What to work on:
Extract the lines from the start through the line that holds "13.89, 16.04, 18.28, 22.39, 25.66, 29.52]", both included, omitting all images.

Data provided:

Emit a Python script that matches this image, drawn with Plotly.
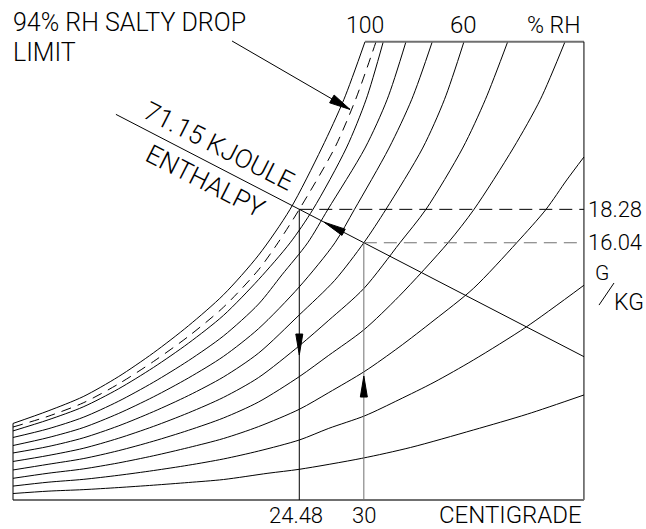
import numpy as np
import plotly.graph_objects as go

# ---------------------------------------------------------------------------
# Psychrometric sketch: dry-bulb temperature (deg C) vs humidity ratio (g/kg)
# ---------------------------------------------------------------------------

# Relative-humidity curves (temperature, humidity ratio)
T_100 = [0, 3, 6, 9, 12, 15, 18, 21, 23.69, 26.4, 28.3, 30.1]
W_100 = [3.92, 4.76, 5.72, 7.05, 8.65, 10.47, 12.55, 15.21, 18.28, 22.39, 25.66, 29.52]

T_94 = [0, 3, 6, 9, 12, 15, 18, 21, 22.66, 24.48, 27.5, 29.3, 31.04]
W_94 = [3.68, 4.40, 5.30, 6.56, 8.07, 9.76, 11.72, 14.23, 16.04, 18.28, 22.39, 25.66, 29.52]

T_90 = [0, 3, 6, 9, 12, 15, 18, 21, 23.7, 25.65, 28.5, 30.2, 31.66]
W_90 = [3.42, 4.16, 5.03, 6.23, 7.67, 9.30, 11.17, 13.57, 16.04, 18.28, 22.39, 25.66, 29.52]

T_80 = [0, 3, 6, 9, 12, 15, 18, 21, 23, 25.2, 26.93, 30.1, 32.0, 33.6]
W_80 = [2.98, 3.56, 4.33, 5.40, 6.68, 8.13, 9.79, 11.93, 13.89, 16.04, 18.28, 22.39, 25.66, 29.52]

T_70 = [0, 3, 6, 9, 12, 15, 18, 21, 24.48, 27.53, 29.2, 32.15, 34.1, 35.85]
W_70 = [2.44, 2.97, 3.64, 4.58, 5.70, 6.97, 8.42, 10.28, 13.08, 16.04, 18.28, 22.39, 25.66, 29.52]

T_60 = [0, 3, 6, 9, 12, 15, 18, 21, 24.48, 27.5, 30.0, 31.89, 35.03, 36.9, 38.56]
W_60 = [1.94, 2.37, 2.95, 3.75, 4.71, 5.79, 7.04, 8.64, 11.20, 13.51, 16.04, 18.28, 22.39, 25.66, 29.52]

T_50 = [0, 3, 6, 9, 12, 15, 18, 21, 24.48, 27, 30, 33.09, 35.31, 38.45, 40.4, 42.3]
W_50 = [1.37, 1.77, 2.25, 2.92, 3.72, 4.63, 5.67, 7.00, 9.13, 10.84, 12.97, 16.04, 18.28, 22.39, 25.66, 29.52]

T_40 = [0, 3, 6, 9, 12, 15, 18, 21, 24.48, 27, 30, 33, 37.2, 39.42, 42.78, 45.1, 47.2]
W_40 = [0.80, 1.18, 1.56, 2.09, 2.73, 3.46, 4.29, 5.36, 7.06, 8.49, 10.20, 12.44, 16.04, 18.28, 22.39, 25.66, 29.52]

T_30 = [0, 3, 6, 9, 12, 15, 18, 21, 24.48, 27, 30.1, 33, 36, 39.36, 43.07, 45.58, 47.35, 48.82]
W_30 = [0.24, 0.58, 0.87, 1.27, 1.75, 2.30, 2.91, 3.71, 4.87, 5.99, 7.43, 9.03, 10.84, 12.97, 16.04, 18.28, 20.25, 21.79]

T_20 = [0, 3, 6, 9, 12, 15, 18, 21, 24.48, 27, 30.1, 33, 36, 39.36, 43.92, 48.82]
W_20 = [-0.28, -0.02, 0.17, 0.44, 0.76, 1.12, 1.54, 2.07, 2.81, 3.59, 4.44, 5.51, 6.68, 8.17, 10.41, 13.19]

T_10 = [0, 3, 6, 9, 12, 15, 18, 21.8, 24.48, 29.82, 34, 39.36, 44, 48.82]
W_10 = [-0.78, -0.62, -0.52, -0.38, -0.22, -0.04, 0.16, 0.58, 0.845, 1.58, 2.31, 3.48, 4.55, 5.83]

# Constant-enthalpy line (71.15 kJ) through the two states
ENTH_T = [8.8, 24.48, 30.0, 48.82]
ENTH_W = [24.65, 18.28, 16.04, 8.40]

# States marked on the chart
STATE_1 = (24.48, 18.28)   # saturated-side state (94 % RH)
STATE_2 = (30.0, 16.04)    # 30 C state

# Chart frame in data units
T_MIN, T_MAX = 0.0, 48.82
W_MIN, W_MAX = -1.21, 29.52

# ---------------------------------------------------------------------------
WIDTH, HEIGHT = 646, 529
M_L, M_R, M_T, M_B = 11, 60, 40, 27
X_RANGE = [-0.171, 48.996]
Y_RANGE = [-1.348, 29.638]
PX_T = (WIDTH - M_L - M_R) / (X_RANGE[1] - X_RANGE[0])
PX_W = (HEIGHT - M_T - M_B) / (Y_RANGE[1] - Y_RANGE[0])

BLACK = "#000000"
GREY = "#707070"
FONT = "Roboto"
WEIGHT = 300

fig = go.Figure()


def add_line(x, y, color=BLACK, width=1, dash="solid", spline=False):
    fig.add_trace(go.Scatter(
        x=x, y=y, mode="lines",
        line=dict(color=color, width=width, dash=dash,
                  shape="spline" if spline else "linear", smoothing=0.8),
        hoverinfo="skip", showlegend=False))


curves = [
    (T_100, W_100, False), (T_94, W_94, True), (T_90, W_90, False),
    (T_80, W_80, False), (T_70, W_70, False), (T_60, W_60, False),
    (T_50, W_50, False), (T_40, W_40, False), (T_30, W_30, False),
    (T_20, W_20, False), (T_10, W_10, False),
]
for t, w, dashed in curves:
    add_line(t, w, dash="10px,7px" if dashed else "solid", spline=True)

# Frame
add_line([T_100[-1], T_MAX], [W_MAX, W_MAX], color=GREY, width=2)
add_line([T_MAX, T_MAX], [W_MIN, W_MAX])
add_line([T_MIN, T_MAX], [W_MIN, W_MIN], color=GREY, width=2)
add_line([T_MIN, T_MIN], [W_MIN, W_100[0]])

# Enthalpy line
add_line(ENTH_T, ENTH_W)

# State construction lines
add_line([STATE_1[0], T_MAX], [STATE_1[1], STATE_1[1]], dash="13px,7px")
add_line([STATE_2[0], T_MAX], [STATE_2[1], STATE_2[1]], color=GREY, dash="13px,7px")
add_line([STATE_1[0], STATE_1[0]], [STATE_1[1], W_MIN])
add_line([STATE_2[0], STATE_2[0]], [W_MIN, STATE_2[1]], color=GREY)


def arrow_head(tip_t, tip_w, from_t, from_w, length=21.0, half=3.5):
    """Filled slim triangle whose tip sits at (tip_t, tip_w)."""
    dx = (tip_t - from_t) * PX_T
    dy = -(tip_w - from_w) * PX_W
    n = np.hypot(dx, dy)
    ux, uy = dx / n, dy / n
    bx, by = -ux * length, -uy * length
    px, py = -uy * half, ux * half
    pts = [(0.0, 0.0), (bx + px, by + py), (bx - px, by - py)]
    coords = [(tip_t + ox / PX_T, tip_w - oy / PX_W) for ox, oy in pts]
    path = "M " + " L ".join(f"{a:.4f},{b:.4f}" for a, b in coords) + " Z"
    return dict(type="path", path=path, xref="x", yref="y",
                fillcolor=BLACK, line=dict(color=BLACK, width=1))


shapes = []
# downward arrow on the 24.48 line
shapes.append(arrow_head(STATE_1[0], 8.51, STATE_1[0], STATE_1[1]))
# upward arrow on the 30 line
shapes.append(arrow_head(STATE_2[0], 7.10, STATE_2[0], W_MIN))
# arrow along the enthalpy line, pointing toward state 1
tip_t = 26.6
tip_w = float(np.interp(tip_t, ENTH_T, ENTH_W))
shapes.append(arrow_head(tip_t, tip_w, STATE_2[0], STATE_2[1], length=22))
# pointer to the 94 % curve
PTR_TAIL = (18.73, 29.57)
PTR_TIP = (28.82, 24.98)
add_line([PTR_TAIL[0], PTR_TIP[0]], [PTR_TAIL[1], PTR_TIP[1]])
shapes.append(arrow_head(PTR_TIP[0], PTR_TIP[1], PTR_TAIL[0], PTR_TAIL[1], length=21, half=4.5))

# G/KG slash
shapes.append(dict(type="line", xref="paper", yref="y",
                   x0=(599 - M_L) / (WIDTH - M_L - M_R), y0=11.86,
                   x1=(614 - M_L) / (WIDTH - M_L - M_R), y1=13.34,
                   line=dict(color=BLACK, width=1)))


def label(text, x, y, size, xref="x", yref="y", xanchor="center", yanchor="middle",
          xshift=0, yshift=0, angle=0, align="center"):
    return dict(text=text, x=x, y=y, xref=xref, yref=yref, showarrow=False,
                xanchor=xanchor, yanchor=yanchor, xshift=xshift, yshift=yshift,
                textangle=angle, align=align,
                font=dict(family=FONT, size=size, color=BLACK, weight=WEIGHT))


# two-line note: 25 px glyphs on a 29.5 px line pitch
NOTE_STYLE = "font-size:25px"
note_text = (f'<span style="{NOTE_STYLE}">94% RH SALTY DROP</span><br>'
             f'<span style="{NOTE_STYLE}">LIMIT</span>')

annotations = [
    label(note_text, 0, 1, 22.7, xref="paper", yref="paper",
          xanchor="left", yshift=3, align="left"),
    label("100", T_100[-1], 1, 23, yref="paper", yshift=15),
    label("60", T_60[-1], 1, 24, yref="paper", yshift=15),
    label("% RH", 46.3, 1, 23, yref="paper", yshift=15),
    label("71.15 KJOULE", 17.61, 22.53, 26, angle=26.9),
    label("ENTHALPY", 16.42, 20.18, 26, angle=26.9),
    label("18.28", T_MAX, STATE_1[1], 22, xanchor="left", xshift=2),
    label("16.04", T_MAX, STATE_2[1], 22, xanchor="left", xshift=2),
    label("G", (601.5 - M_L) / (WIDTH - M_L - M_R), 13.98, 21, xref="paper"),
    label("KG", (628.5 - M_L) / (WIDTH - M_L - M_R), 12.0, 23, xref="paper"),
    label("24.48", STATE_1[0], 0, 22, yref="paper", xshift=-3, yshift=-13),
    label("30", STATE_2[0], 0, 22, yref="paper", yshift=-13),
    label("CENTIGRADE", 42.58, 0, 24, yref="paper", yshift=-13),
]

fig.update_layout(
    width=WIDTH, height=HEIGHT,
    margin=dict(l=M_L, r=M_R, t=M_T, b=M_B, pad=0),
    paper_bgcolor="white", plot_bgcolor="white",
    xaxis=dict(range=X_RANGE, visible=False, fixedrange=True),
    yaxis=dict(range=Y_RANGE, visible=False, fixedrange=True),
    shapes=shapes, annotations=annotations,
    font=dict(family=FONT),
    showlegend=False,
)

fig.write_html("out.html")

Solution below:
Emit a Python script that matches this image, drawn with Plotly.
import numpy as np
import plotly.graph_objects as go

# ---------------------------------------------------------------------------
# Psychrometric sketch: dry-bulb temperature (deg C) vs humidity ratio (g/kg)
# ---------------------------------------------------------------------------

# Relative-humidity curves (temperature, humidity ratio)
T_100 = [0, 3, 6, 9, 12, 15, 18, 21, 23.69, 26.4, 28.3, 30.1]
W_100 = [3.92, 4.76, 5.72, 7.05, 8.65, 10.47, 12.55, 15.21, 18.28, 22.39, 25.66, 29.52]

T_94 = [0, 3, 6, 9, 12, 15, 18, 21, 22.66, 24.48, 27.5, 29.3, 31.04]
W_94 = [3.68, 4.40, 5.30, 6.56, 8.07, 9.76, 11.72, 14.23, 16.04, 18.28, 22.39, 25.66, 29.52]

T_90 = [0, 3, 6, 9, 12, 15, 18, 21, 23.7, 25.65, 28.5, 30.2, 31.66]
W_90 = [3.42, 4.16, 5.03, 6.23, 7.67, 9.30, 11.17, 13.57, 16.04, 18.28, 22.39, 25.66, 29.52]

T_80 = [0, 3, 6, 9, 12, 15, 18, 21, 23, 25.2, 26.93, 30.1, 32.0, 33.6]
W_80 = [2.98, 3.56, 4.33, 5.40, 6.68, 8.13, 9.79, 11.93, 13.89, 16.04, 18.28, 22.39, 25.66, 29.52]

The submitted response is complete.